Falsifying a certificate — backdating, forging a presence, or altering identity facts — exposes the notary to criminal charges, automatic commission revocation, and personal civil damages that the notary's surety bond (the $15,000 California bond) only partially covers; the surety can then seek reimbursement from the notary. Treat 'cannot be corrected' as a liability shield, not a bureaucratic inconvenience.
Refusal Is Sometimes the Right Answer
When a request would require an unlawful correction, the correct professional response is to decline. You are not obligated — and are in fact forbidden — to backdate, to validate a void act, or to alter another notary's certificate. Politely explain that California law does not permit it and offer the lawful alternative: the signer returns and you perform a new, properly dated notarization. Declining an improper request is never misconduct; performing the improper act is.

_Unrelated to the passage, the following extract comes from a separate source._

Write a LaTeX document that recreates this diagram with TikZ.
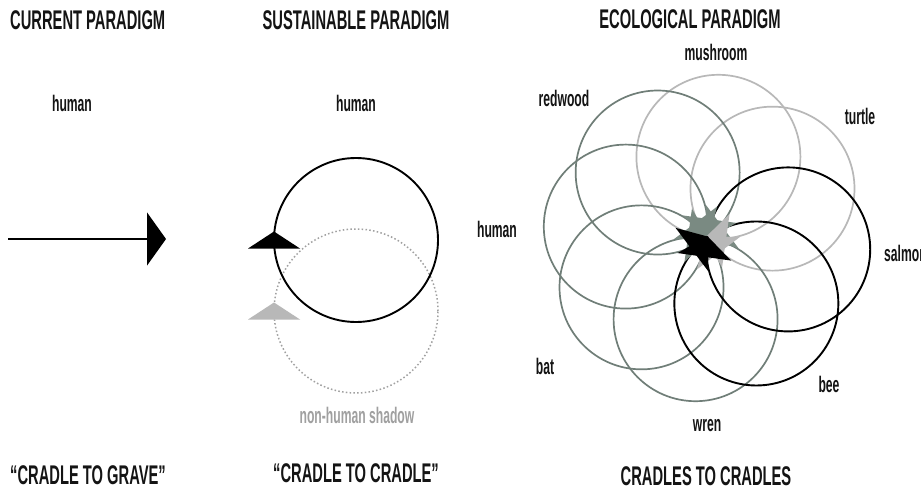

A Final Scenario to Tie It Together
A signer returns angry: 'You misspelled my last name on yesterday's acknowledgment — just fix it.' Walk the analysis. (1) Is the signer present? Yes, but the act was completed yesterday. (2) Does California allow correcting a completed act? No. (3) Therefore the lawful path is a new acknowledgment today: re-verify ID, complete a fresh certificate with today's date and the correct name spelling, and make a new journal entry. The old, defective certificate is left intact in the record; you do not deface it. This single decision tree — completed act + any error = re-notarize — resolves the hardest items in the chapter.
A signer asks you to date the certificate five days earlier to meet a filing deadline. What must you do?
You completed an acknowledgment, but the document required a jurat. The signer has already left. How is this resolved?
Why is a notarial act void if it was performed after the notary's commission had expired?